Protect your applications during cluster maintenance:

apiVersion: policy/v1
kind: PodDisruptionBudget
metadata:
  name: app-pdb
spec:
  minAvailable: 2
  selector:
    matchLabels:
      app: my-app

2. Health Checks

Implement comprehensive health checks:

livenessProbe:
  httpGet:
    path: /health
    port: 8080
  initialDelaySeconds: 30
  periodSeconds: 10

readinessProbe:
  httpGet:
    path: /ready
    port: 8080
  initialDelaySeconds: 5
  periodSeconds: 5

3. Anti-Affinity Rules

Spread pods across nodes and zones:

affinity:
  podAntiAffinity:
    preferredDuringSchedulingIgnoredDuringExecution:
    - weight: 100
      podAffinityTerm:
        labelSelector:
          matchExpressions:
          - key: app
            operator: In
            values:
            - my-app
        topologyKey: kubernetes.io/hostname

Monitoring and Observability

1. The Three Pillars

Implement comprehensive observability:

  • Metrics: Prometheus + Grafana
  • Logs: ELK Stack or Loki
  • Traces: Jaeger or Zipkin

2. Key Metrics to Monitor

Cluster Level:

  • Node resource utilization
  • Pod scheduling success rate
  • API server latency

Application Level:

  • Request rate, errors, duration (RED)
  • CPU, memory, disk usage
  • Custom business metrics

3. Alerting Strategy

Create meaningful alerts:

  • Critical: Immediate action required
  • Warning: Investigate within hours
  • Info: For awareness only

Deployment Strategies

1. Rolling Updates

Use rolling updates for zero-downtime deployments:

strategy:
  type: RollingUpdate
  rollingUpdate:
    maxUnavailable: 1
    maxSurge: 1

2. Blue-Green Deployments

For critical applications requiring instant rollback capability.

3. Canary Deployments

Gradually roll out changes to minimize risk.

Storage Best Practices

1. Persistent Volumes

Use appropriate storage classes:

  • Fast SSD: For databases and high-IOPS workloads
  • Standard: For general-purpose storage
  • Cold Storage: For backups and archives

2. Backup Strategy

Implement regular backups:

  • Application Data: Database dumps, file backups
  • Kubernetes Resources: YAML manifests, secrets
  • etcd: Regular etcd snapshots

Scaling Strategies

1. Horizontal Pod Autoscaler (HPA)

Automatically scale based on metrics:

apiVersion: autoscaling/v2
kind: HorizontalPodAutoscaler
metadata:
  name: app-hpa
spec:
  scaleTargetRef:
    apiVersion: apps/v1
    kind: Deployment
    name: my-app
  minReplicas: 3
  maxReplicas: 100
  metrics:
  - type: Resource
    resource:
      name: cpu
      target:
        type: Utilization
        averageUtilization: 70

2. Vertical Pod Autoscaler (VPA)

Automatically adjust resource requests and limits.

3. Cluster Autoscaler

Automatically scale cluster nodes based on demand.

Cost Optimization

1. Right-sizing

Regularly review and adjust resource allocations:

  • Use VPA recommendations
  • Monitor actual vs. requested resources
  • Remove unused resources

2. Spot Instances

Use spot instances for non-critical workloads:

  • Batch jobs
  • Development environments
  • Stateless applications with proper handling

3. Resource Quotas

Implement quotas to prevent resource waste:

apiVersion: v1
kind: ResourceQuota
metadata:
  name: compute-quota
spec:
  hard:
    requests.cpu: "100"
    requests.memory: 200Gi
    limits.cpu: "200"
    limits.memory: 400Gi

Disaster Recovery

1. Multi-Region Setup

Deploy across multiple regions for high availability.

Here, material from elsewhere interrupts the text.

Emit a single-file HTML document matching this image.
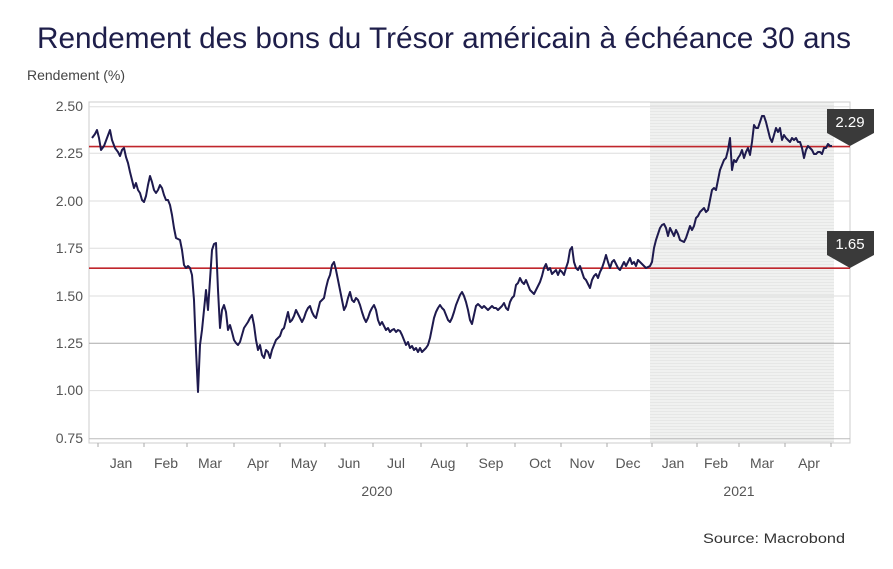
<!DOCTYPE html>
<html><head><meta charset="utf-8"><style>
body{margin:0;background:#fff;}
svg{display:block;font-family:"Liberation Sans",sans-serif;}
</style></head><body>
<svg width="893" height="569" viewBox="0 0 893 569" xmlns="http://www.w3.org/2000/svg">
<defs>
<pattern id="st" width="4" height="3" patternUnits="userSpaceOnUse"><rect width="4" height="3" fill="#f0f1f0"/><rect width="4" height="1" fill="#e6e7e6"/></pattern>
</defs>
<rect width="893" height="569" fill="#fff"/>
<text x="37" y="48" textLength="814" lengthAdjust="spacingAndGlyphs" font-size="30" fill="#1e1e4a">Rendement des bons du Trésor américain à échéance 30 ans</text>
<text x="27" y="80" font-size="14" fill="#444">Rendement (%)</text>
<rect x="650" y="102" width="184" height="341" fill="url(#st)"/>
<rect x="89" y="102" width="761" height="341" fill="none" stroke="#ccc" stroke-width="1"/>
<g stroke="#ddd" stroke-width="1">
<line x1="89" x2="850" y1="106.7" y2="106.7"/>
<line x1="89" x2="850" y1="153.3" y2="153.3"/>
<line x1="89" x2="850" y1="201" y2="201"/>
<line x1="89" x2="850" y1="248.3" y2="248.3"/>
<line x1="89" x2="850" y1="296" y2="296"/>
<line x1="89" x2="850" y1="343.2" y2="343.2" stroke="#aaa"/>
<line x1="89" x2="850" y1="390.6" y2="390.6"/>
<line x1="89" x2="850" y1="438.7" y2="438.7" stroke="#bbb"/>
</g>
<g font-size="14" fill="#555" text-anchor="end">
<text x="83" y="111">2.50</text><text x="83" y="158">2.25</text><text x="83" y="206">2.00</text><text x="83" y="253">1.75</text><text x="83" y="301">1.50</text><text x="83" y="348">1.25</text><text x="83" y="395">1.00</text><text x="83" y="443">0.75</text>
</g>
<g stroke="#aaa"><line x1="98" x2="98" y1="443" y2="447"/><line x1="144" x2="144" y1="443" y2="447"/><line x1="187" x2="187" y1="443" y2="447"/><line x1="234" x2="234" y1="443" y2="447"/><line x1="280" x2="280" y1="443" y2="447"/><line x1="325" x2="325" y1="443" y2="447"/><line x1="373" x2="373" y1="443" y2="447"/><line x1="421" x2="421" y1="443" y2="447"/><line x1="467" x2="467" y1="443" y2="447"/><line x1="515" x2="515" y1="443" y2="447"/><line x1="561" x2="561" y1="443" y2="447"/><line x1="607" x2="607" y1="443" y2="447"/><line x1="652" x2="652" y1="443" y2="447"/><line x1="697" x2="697" y1="443" y2="447"/><line x1="739" x2="739" y1="443" y2="447"/><line x1="785" x2="785" y1="443" y2="447"/><line x1="831" x2="831" y1="443" y2="447"/></g>
<g font-size="14" fill="#555" text-anchor="middle">
<text x="121" y="468">Jan</text><text x="166" y="468">Feb</text><text x="210" y="468">Mar</text><text x="258" y="468">Apr</text><text x="304" y="468">May</text><text x="349" y="468">Jun</text><text x="396" y="468">Jul</text><text x="443" y="468">Aug</text><text x="491" y="468">Sep</text><text x="540" y="468">Oct</text><text x="582" y="468">Nov</text><text x="628" y="468">Dec</text><text x="673" y="468">Jan</text><text x="716" y="468">Feb</text><text x="762" y="468">Mar</text><text x="809" y="468">Apr</text>
<text x="377" y="496">2020</text><text x="739" y="496">2021</text>
</g>
<line x1="89" x2="850" y1="146.6" y2="146.6" stroke="#c0262c" stroke-width="1.6"/>
<line x1="89" x2="850" y1="268.2" y2="268.2" stroke="#c0262c" stroke-width="1.6"/>
<polyline fill="none" stroke="#1e1a4e" stroke-width="2" stroke-linejoin="round" points="92,138 95,134 97,130 99,138 101,150 104,146 107,138 110,130 112,140 115,148 118,152 120,156 122,150 124,148 126,157 128,163 130,172 132,180 134,188 136,183 138,190 140,193 142,200 144,202 146,196 148,185 150,176 152,182 154,190 156,193 158,190 160,185 162,188 164,195 166,200 168,200 170,205 172,215 174,228 176,238 178,239 180,240 182,250 184,265 186,268 188,266 190,268 192,275 194,300 196,350 198,392 200,345 202,330 204,310 206,290 208,310 210,280 212,250 214,244 216,243 218,290 220,328 222,310 224,305 226,312 228,330 230,325 232,332 234,340 236,343 238,345 240,342 242,335 244,328 246,325 248,322 250,318 252,315 254,325 256,340 258,350 260,345 262,355 264,358 266,350 268,352 270,358 272,350 274,345 276,340 278,338 280,336 282,330 284,328 286,320 288,312 290,322 292,320 294,316 296,310 298,314 300,318 302,322 304,318 306,312 308,308 310,306 312,312 314,316 316,318 318,310 320,302 322,300 324,298 326,288 328,280 330,275 332,265 334,262 336,270 338,280 340,290 342,300 344,310 346,306 348,298 350,292 352,300 354,302 356,298 358,300 360,305 362,312 364,318 366,322 368,318 370,312 372,308 374,305 376,310 378,320 380,325 382,322 384,326 386,330 388,328 390,332 392,330 394,329 396,332 398,330 400,331 402,335 404,340 406,345 408,342 410,348 412,346 414,350 416,348 418,352 420,348 422,352 424,350 426,348 428,345 430,338 432,328 434,318 436,312 438,308 440,305 442,308 444,310 446,315 448,320 450,322 452,318 454,312 456,305 458,300 460,295 462,292 464,296 466,302 468,310 470,320 472,324 474,315 476,306 478,304 480,306 482,308 484,306 486,308 488,310 490,308 492,306 494,308 496,308 498,310 500,308 502,306 504,303 506,308 508,310 510,302 512,298 514,296 516,285 518,283 520,278 522,282 524,284 526,280 528,285 530,290 532,292 534,294 536,290 538,286 540,282 542,276 544,268 546,264 548,270 550,268 552,274 554,272 556,270 558,275 560,270 562,272 564,275 566,268 568,262 570,250 572,247 574,262 576,268 578,270 580,266 582,272 584,278 586,280 588,284 590,288 592,280 594,276 596,274 598,278 600,272 602,268 604,262 606,255 608,262 610,268 612,262 614,260 616,264 618,268 620,270 622,266 624,262 626,266 628,262 630,258 632,264 634,262 636,266 638,260 640,262 642,264 644,266 646,268 648,267 650,266 652,262 654,248 656,240 658,234 660,228 662,225 664,224 666,228 668,236 670,228 672,232 674,236 676,230 678,234 680,240 682,241 684,242 686,238 688,232 690,226 692,230 694,226 696,218 698,216 700,212 702,210 704,208 706,212 708,210 710,200 712,190 714,188 716,190 718,180 720,170 722,165 724,160 726,158 728,150 730,138 732,170 734,160 736,162 738,158 740,155 742,150 744,158 746,152 748,148 750,155 752,142 754,125 756,128 758,128 760,122 762,116 764,116 766,122 768,130 770,138 772,142 774,135 776,128 778,132 780,128 782,140 784,135 786,138 788,140 790,142 792,138 794,140 796,138 798,142 800,142 802,148 804,158 806,150 808,146 810,148 812,150 814,154 816,154 818,152 820,152 822,154 824,148 826,148 828,144 830,146 832,146"/>
<path d="M827,109 H874 V133 L850,146 L827,133 Z" fill="#3a3a3a"/>
<text x="850" y="127" text-anchor="middle" font-size="15" fill="#fff">2.29</text>
<path d="M827,231 H874 V255 L850,268 L827,255 Z" fill="#3a3a3a"/>
<text x="850" y="249" text-anchor="middle" font-size="15" fill="#fff">1.65</text>
<text x="703" y="543" textLength="142" lengthAdjust="spacingAndGlyphs" font-size="14" fill="#333">Source: Macrobond</text>
</svg>
</body></html>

2. Backup and Restore Procedures

Test your backup and restore procedures regularly:

  • Document the process
  • Automate where possible
  • Practice disaster recovery scenarios

3. Data Replication

Implement appropriate data replication strategies for your use case.

Conclusion

Running Kubernetes in production successfully requires attention to many details. Start with these fundamentals and gradually implement more advanced practices as your team's expertise grows.

Remember: Start simple, monitor everything, and iterate based on real-world usage patterns.

The key to success is not implementing every best practice at once, but rather building a solid foundation and continuously improving based on your specific needs and constraints.